One, other than experience, there is no other area of Ramo's game that I feel is not as good or better than Holmqvist's and Denis'. His athleticism is easily the rival of Holmqvist, his positioning and technical proficiency are already the match of Denis, and his ability to handle the puck is already better than Holmqvist's and Denis'. More than that, after having watched Ramo several times in starts for Springfield last season, I can say without hesitation Ramo's focus and ability to follow pucks in traffic is already better than Holmqvist's and Denis'. In fact, in that area, I believe Ramo's only equal in the Lightning's franchise history is Nikolai Khabibulin. Falcons fans can vouch for Ramo's uncanny ability to follow pucks through traffic, adjust to deflections, and manage his rebounds just like Khabi used to do.
That relates to something else that has been a common thread running through the local media reports about Ramo this week. Ramo's confidence and coolness under pressure have been all that the Trib and Times can seem to talk about. For a 21 year old netminder Ramo does absolutely have a preternatural amount of poise and maturity, and what people in Brandon are seeing in this week is only a tenth of what I saw last season when Ramo was under seige on a nightly basis behind a Falcons team that looked like it couldn't play its way out of a wet paper sack on many nights. Ramo doesn't crack, doesn't get down on himself, and doesn't give up the fight and he and Jonathan Boutin were arguably the only reason Springfield stayed around a .500 record into early January last year.

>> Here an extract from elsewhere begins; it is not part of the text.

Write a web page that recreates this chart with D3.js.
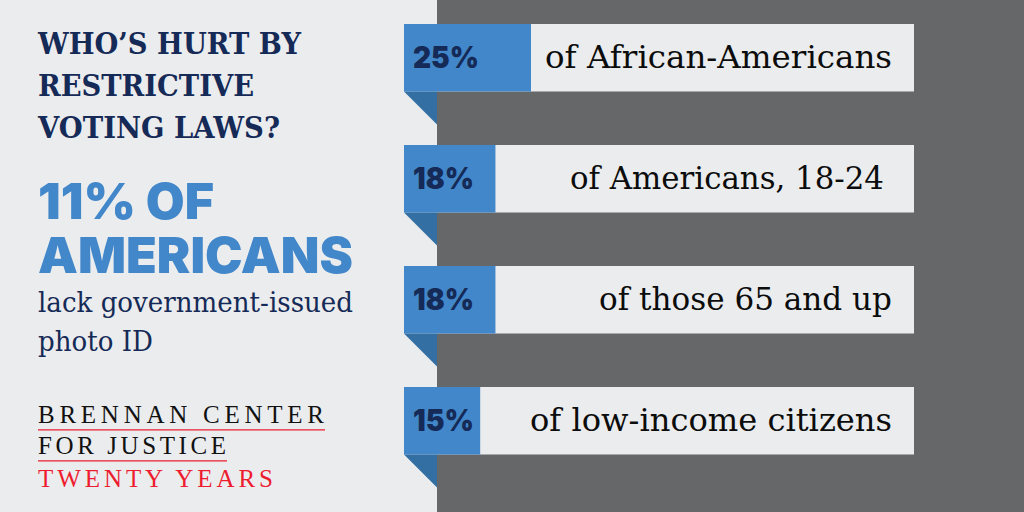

Those are the short term reasons to promote Ramo: put simply, he's already as good or better than Denis and Holmqvist.
The second level on which promoting Ramo makes sense is on a longer term rationale. To start, we should agree on some facts in evidence. First, to win a Stanley Cup you need a goaltender who is in the top 10-15 netminders in the league. Usually you need one that is even better, but there are some examples like Chris Osgood in the not so distant past that prove if you just have a starter in the top half of the league you've got a chance to win it all. Second, I believe the facts in evidence already show that Holmqvist and Denis probably aren't going to be in the top 10-15 goaltenders in the league this season. Third, lets also accept the fact that it's darned near impossible for the Lightning to acquire one of the top 10-15 goaltenders in the league via a trade. The Lightning don't have the assetts (young players or draft picks) in order to acquire a top flight netminder and even if they did teams don't give players like that away. Fourth, lets also accept that the Lightning have a window of opportunity to win another cup that is fleeting.

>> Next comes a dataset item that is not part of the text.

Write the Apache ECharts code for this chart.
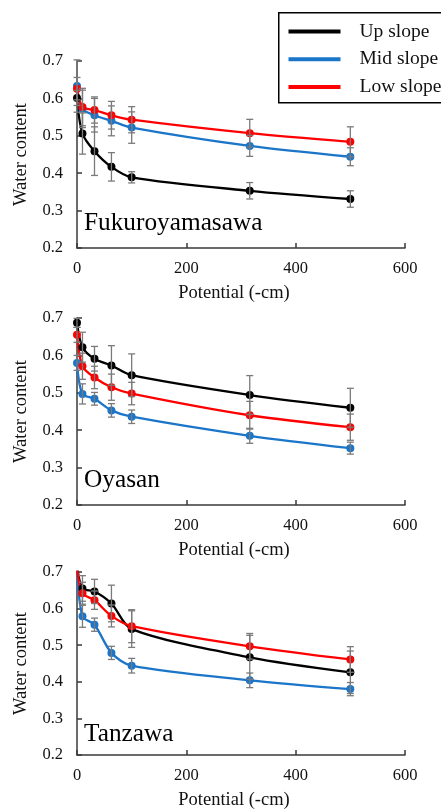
<!DOCTYPE html>
<html>
<head>
<meta charset="utf-8">
<script src="https://cdn.jsdelivr.net/npm/echarts@6/dist/echarts.min.js"></script>
<style>
  html, body { margin: 0; padding: 0; background: #fff; }
  #chart { width: 441px; height: 811px; }
</style>
</head>
<body>
<div id="chart"></div>
<script>
// potential (-cm) at which water content was measured
var potential = [0, 10, 32, 63, 100, 316, 500]
var sites = ['Fukuroyamasawa', 'Oyasan', 'Tanzawa']
var slopeNames = ['Up slope', 'Mid slope', 'Low slope']

// Fukuroyamasawa
var fukuUp = [0.601, 0.506, 0.459, 0.417, 0.389, 0.353, 0.331]
var fukuUpErr = [0.02, 0.055, 0.065, 0.038, 0.015, 0.022, 0.022]
var fukuMid = [0.633, 0.572, 0.555, 0.540, 0.522, 0.473, 0.444]
var fukuMidErr = [0.07, 0.05, 0.045, 0.04, 0.042, 0.028, 0.024]
var fukuLow = [0.626, 0.577, 0.569, 0.555, 0.543, 0.507, 0.484]
var fukuLowErr = [0.03, 0.05, 0.035, 0.037, 0.035, 0.037, 0.04]

// Oyasan
var oyaUp = [0.687, 0.622, 0.591, 0.573, 0.547, 0.494, 0.460]
var oyaUpErr = [0.012, 0.04, 0.033, 0.053, 0.057, 0.052, 0.052]
var oyaMid = [0.580, 0.497, 0.484, 0.453, 0.436, 0.385, 0.352]
var oyaMidErr = [0.02, 0.027, 0.017, 0.018, 0.018, 0.02, 0.016]
var oyaLow = [0.655, 0.571, 0.541, 0.515, 0.498, 0.440, 0.408]
var oyaLowErr = [0.02, 0.035, 0.03, 0.035, 0.03, 0.037, 0.035]

// Tanzawa (first points sit above the 0.7 frame)
var tanUp = [0.72, 0.655, 0.647, 0.614, 0.544, 0.467, 0.426]
var tanUpErr = [0, 0.035, 0.033, 0.05, 0.05, 0.06, 0.058]
var tanMid = [0.72, 0.579, 0.556, 0.479, 0.444, 0.404, 0.380]
var tanMidErr = [0, 0.03, 0.018, 0.018, 0.02, 0.02, 0.018]
var tanLow = [0.71, 0.642, 0.623, 0.580, 0.552, 0.497, 0.461]
var tanLowErr = [0, 0.03, 0.025, 0.03, 0.045, 0.035, 0.035]

var yTicks = [0.2, 0.3, 0.4, 0.5, 0.6, 0.7]
var xTicks = [0, 200, 400, 600]

var panelData = [
  [[fukuUp, fukuUpErr], [fukuMid, fukuMidErr], [fukuLow, fukuLowErr]],
  [[oyaUp, oyaUpErr], [oyaMid, oyaMidErr], [oyaLow, oyaLowErr]],
  [[tanUp, tanUpErr], [tanMid, tanMidErr], [tanLow, tanLowErr]]
]

var colors = ['#000000', '#1B75C8', '#FF0000']
var serif = '"Liberation Serif", "DejaVu Serif", serif'
var gridTops = [61, 318, 572]
var gridHeight = 187

function errorBar(params, api) {
  var x = api.value(0)
  var lo = api.coord([x, api.value(1)])
  var hi = api.coord([x, api.value(2)])
  var w = 3.5
  var style = { stroke: '#7a7a7a', lineWidth: 1.3 }
  return {
    type: 'group',
    children: [
      { type: 'line', shape: { x1: lo[0], y1: lo[1], x2: hi[0], y2: hi[1] }, style: style },
      { type: 'line', shape: { x1: lo[0] - w, y1: lo[1], x2: lo[0] + w, y2: lo[1] }, style: style },
      { type: 'line', shape: { x1: hi[0] - w, y1: hi[1], x2: hi[0] + w, y2: hi[1] }, style: style }
    ]
  }
}

var grids = []
var xAxes = []
var yAxes = []
var series = []
var titles = []

var axisLine = { lineStyle: { color: '#3a3a3a', width: 1.5 } }
var axisTick = { inside: true, length: 5, lineStyle: { color: '#3a3a3a', width: 1.5 } }

for (var p = 0; p < 3; p++) {
  grids.push({ left: 77, right: 36, top: gridTops[p], height: gridHeight })
  xAxes.push({
    gridIndex: p,
    type: 'value',
    min: xTicks[0],
    max: xTicks[xTicks.length - 1],
    interval: 200,
    name: 'Potential (-cm)',
    nameLocation: 'middle',
    nameGap: 36,
    nameTextStyle: { fontFamily: serif, fontSize: 18.5, color: '#111', padding: [0, 14, 0, 0] },
    axisLine: axisLine,
    axisTick: axisTick,
    splitLine: { show: false },
    axisLabel: { margin: 12, fontFamily: serif, fontSize: 16.5, color: '#111' }
  })
  yAxes.push({
    gridIndex: p,
    type: 'value',
    min: yTicks[0],
    max: yTicks[yTicks.length - 1],
    interval: 0.1,
    name: 'Water content',
    nameLocation: 'middle',
    nameGap: 46,
    nameTextStyle: { fontFamily: serif, fontSize: 18.5, color: '#111' },
    axisLine: axisLine,
    axisTick: axisTick,
    splitLine: { show: false },
    axisLabel: {
      margin: 14,
      fontFamily: serif,
      fontSize: 16.5,
      color: '#111',
      formatter: function(v) { return v.toFixed(1) }
    }
  })
  titles.push({
    text: sites[p],
    left: 79,
    top: gridTops[p] + 145,
    textStyle: { fontFamily: serif, fontSize: 25.3, fontWeight: 'normal', color: '#000' }
  })

  for (var s = 0; s < 3; s++) {
    var vals = panelData[p][s][0]
    var errs = panelData[p][s][1]
    var pts = []
    var bars = []
    for (var i = 0; i < potential.length; i++) {
      pts.push([potential[i], vals[i]])
      if (errs[i] > 0) {
        bars.push([potential[i], vals[i] - errs[i], vals[i] + errs[i]])
      }
    }
    series.push({
      name: slopeNames[s],
      type: 'line',
      xAxisIndex: p,
      yAxisIndex: p,
      data: pts,
      smooth: 0.3,
      clip: true,
      symbol: 'circle',
      symbolSize: 8,
      color: colors[s],
      lineStyle: { width: 2.3, color: colors[s] },
      itemStyle: { color: colors[s] },
      z: 2
    })
    series.push({
      type: 'custom',
      xAxisIndex: p,
      yAxisIndex: p,
      data: bars,
      renderItem: errorBar,
      z: 3,
      silent: true
    })
  }
}

var chart = echarts.init(document.getElementById('chart'), null, { renderer: 'canvas' })
chart.setOption({
  animation: false,
  backgroundColor: '#fff',
  title: titles,
  // legend frame runs off the right edge, as in the original figure
  graphic: [{
    type: 'rect',
    shape: { x: 278.75, y: 12.75, width: 200, height: 90 },
    style: { fill: 'none', stroke: '#000', lineWidth: 1.5 },
    z: 0
  }],
  legend: {
    data: slopeNames,
    orient: 'vertical',
    left: 278,
    top: 12,
    padding: [8.5, 20, 6, 10.5],
    itemGap: 5.7,
    itemWidth: 52,
    itemHeight: 4,
    icon: 'rect',
    textStyle: { fontFamily: serif, fontSize: 19.5, color: '#111', lineHeight: 22, padding: [0, 0, 0, 14] }
  },
  grid: grids,
  xAxis: xAxes,
  yAxis: yAxes,
  series: series
})
</script>
</body>
</html>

So, in the end, there's only one real choice the Lightning have. They must cultivate a netminder from within and they must do it quickly. That means come playoff time, the only legitimate shot the Lightning may have to win a cup might be if Karri Ramo becomes the player we think he can be. Is it preposterous to think that a 21 year old netminder could blossom by playoff time into the kind of goalie who can take a team on a deep playoff run? Perhaps. Then again, two years ago 22 year old Cam Ward won a Stanley Cup for the Carolina Hurricanes and the formula by which the Canes developed their prized goaltending prospect could easily be followed by the Lightning.

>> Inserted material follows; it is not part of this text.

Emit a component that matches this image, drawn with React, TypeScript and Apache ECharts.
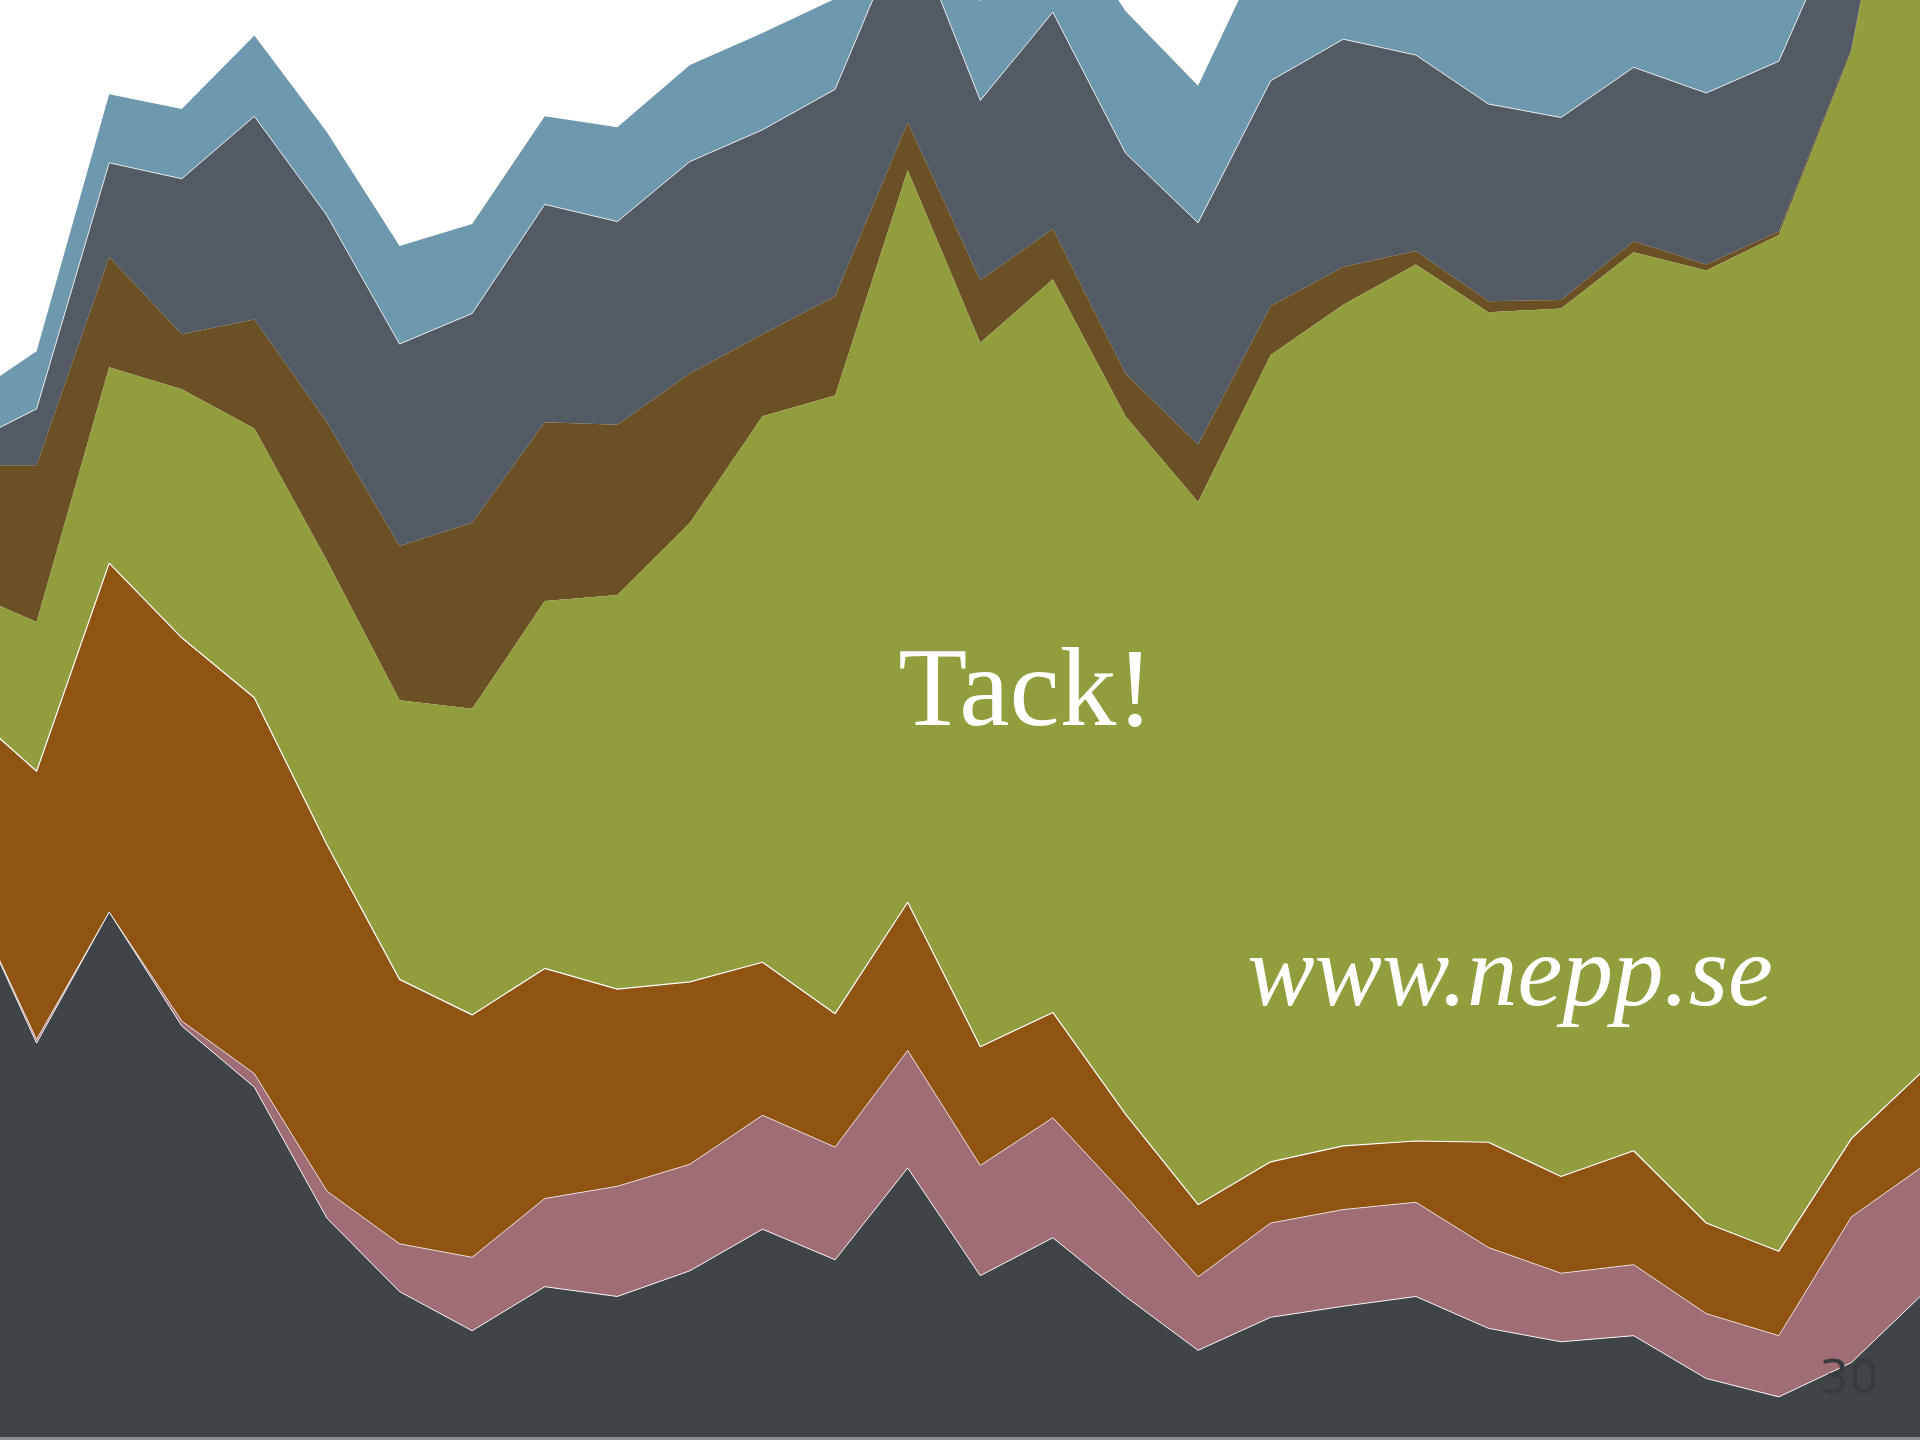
import React, { useEffect, useRef } from "react";
import * as echarts from "echarts";

// 28 sample points; the first and last lie just outside the visible slide
const categories = [
  "p0", "p1", "p2", "p3", "p4", "p5", "p6", "p7", "p8", "p9",
  "p10", "p11", "p12", "p13", "p14", "p15", "p16", "p17", "p18", "p19",
  "p20", "p21", "p22", "p23", "p24", "p25", "p26", "p27",
];

// layer thicknesses, bottom to top
const darkValues = [453, 323, 430, 337, 287, 180, 120, 88, 124, 116, 137, 171, 146, 221, 133, 164, 116, 72, 99, 108, 116, 90, 79, 84, 49, 34, 62, 119];
const pinkValues = [0, 3, 0, 4, 11, 22, 39, 60, 72, 90, 87, 93, 92, 96, 90, 98, 82, 60, 77, 79, 77, 66, 56, 58, 53, 50, 119, 104];
const orangeValues = [145, 219, 285, 313, 307, 283, 216, 198, 188, 161, 149, 125, 109, 121, 97, 86, 67, 59, 50, 52, 50, 86, 79, 93, 74, 69, 64, 78];
const oliveValues = [95, 122, 160, 203, 220, 232, 228, 250, 300, 322, 375, 446, 505, 598, 575, 599, 570, 574, 659, 687, 716, 678, 709, 734, 778, 830, 888, 1139];
const brownValues = [102, 128, 90, 45, 89, 113, 126, 152, 146, 139, 122, 67, 81, 39, 51, 41, 35, 47, 40, 31, 11, 9, 7, 9, 5, 3, 2, 5];
const slateValues = [16, 46, 77, 127, 166, 169, 165, 171, 178, 166, 173, 167, 169, 168, 147, 177, 180, 181, 184, 186, 160, 161, 149, 142, 140, 139, 125, 20];
const blueValues = [37, 47, 56, 57, 66, 68, 80, 73, 72, 77, 79, 79, 74, 52, 81, 90, 116, 112, 121, 92, 105, 125, 136, 105, 116, 90, 45, 30];

const layers = [
  { name: "A", data: darkValues, color: "#3e4447", line: 1, lineOpacity: 0.9 },
  { name: "B", data: pinkValues, color: "#a06d75", line: 1, lineOpacity: 0.7 },
  { name: "C", data: orangeValues, color: "#8f5411", line: 1.2, lineOpacity: 1 },
  { name: "D", data: oliveValues, color: "#929d3d", line: 0, lineOpacity: 0 },
  { name: "E", data: brownValues, color: "#6a5024", line: 0, lineOpacity: 0 },
  { name: "F", data: slateValues, color: "#525a63", line: 1, lineOpacity: 0.8 },
  { name: "G", data: blueValues, color: "#6e98ae", line: 0, lineOpacity: 0 },
];

// the plot is wider than the slide: it starts 36px left of the page edge
const SHIFT = 36;
const PLOT_W = 1960;

export default function App() {
  const ref = useRef<HTMLDivElement>(null);
  useEffect(() => {
    if (!ref.current) return;
    const chart = echarts.init(ref.current, null, { renderer: "svg" });
    const series = layers.map((l, i) => ({
      type: "line",
      name: l.name,
      stack: "total",
      data: l.data,
      symbol: "none",
      smooth: false,
      z: 10 - i,
      lineStyle: { color: "#ffffff", width: l.line, opacity: l.lineOpacity },
      areaStyle: { color: l.color, opacity: 1 },
      emphasis: { disabled: true },
    }));
    chart.setOption({
      animation: false,
      backgroundColor: "#ffffff",
      grid: { left: 0, right: 0, top: 0, bottom: 1.5, containLabel: false },
      xAxis: {
        type: "category",
        data: categories,
        boundaryGap: false,
        axisLine: { show: true, lineStyle: { color: "#8f8f8f", width: 3 } },
        axisTick: { show: false },
        axisLabel: { show: false },
        splitLine: { show: false },
        z: 20,
      },
      yAxis: {
        type: "value",
        min: 0,
        max: 1175,
        show: false,
        splitLine: { show: false },
      },
      series,
      graphic: [
        {
          type: "text",
          z: 100,
          x: 1026 + SHIFT,
          y: 686,
          style: {
            text: "Tack!",
            fill: "#ffffff",
            font: '113px "Liberation Serif"',
            textAlign: "center",
            textVerticalAlign: "middle",
          },
        },
        {
          type: "text",
          z: 100,
          x: 1510 + SHIFT,
          y: 971,
          style: {
            text: "www.nepp.se",
            fill: "#ffffff",
            font: 'italic 101px "Liberation Serif"',
            textAlign: "center",
            textVerticalAlign: "middle",
          },
        },
        {
          type: "text",
          z: 100,
          x: 1849 + SHIFT,
          y: 1376,
          style: {
            text: "30",
            fill: "#373b3d",
            font: '47px "DejaVu Sans"',
            textAlign: "center",
            textVerticalAlign: "middle",
          },
        },
      ],
    });
    return () => chart.dispose();
  }, []);
  return (
    <div
      style={{
        position: "absolute",
        left: 0,
        top: 0,
        width: 1920,
        height: 1440,
        overflow: "hidden",
        background: "#ffffff",
      }}
    >
      <div
        ref={ref}
        style={{ position: "absolute", left: -SHIFT, top: 0, width: PLOT_W, height: 1440 }}
      />
    </div>
  );
}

First, let me point out that although Ramo's birthday falls about 4 months after Ward's, which means he is not chronologically quite the same age that Ward was in 2005-2006, in terms of the number of seasons of experience Ramo has in junior and the AHL level he is exactly the same hockey age that Ward was at the start of the 2005 campaign. Moreover, Ramo's one and a half years of experience in the Finnish SM-liiga including winning a championship with HPK in 2005-2006 is arguably better from an experience standpoint than Ward's years at Red Deer in the WHL because Ramo was playing against grown men in one of the top leagues in Europe.
Upon leaving junior Ward played one full season for the Canes' AHL affiliate Lowell, just as Ramo played one full season for the Springfield Falcons last year. The following season Carolina promoted Ward to Martin Gerber's backup goaltender appearing in 28 games during the regular season. Gerber, an overage netminder who cut his teeth playing in Europe (sound familiar, Johan Holmqvist?) carried the load during the regular season while Ward methodically gained experience and confidence. By the time the playoffs rolled around Carolina had a solid tandem of netminders and when Gerber, who was nursing some late season injuries, stumbled early in the playoffs Ward stepped in. The rest, as we know, is history.
So I ask what is precluding the Tampa Bay Lightning from following the same blueprint with Karri Ramo?
Something to think about as the rest of this preseason unfolds.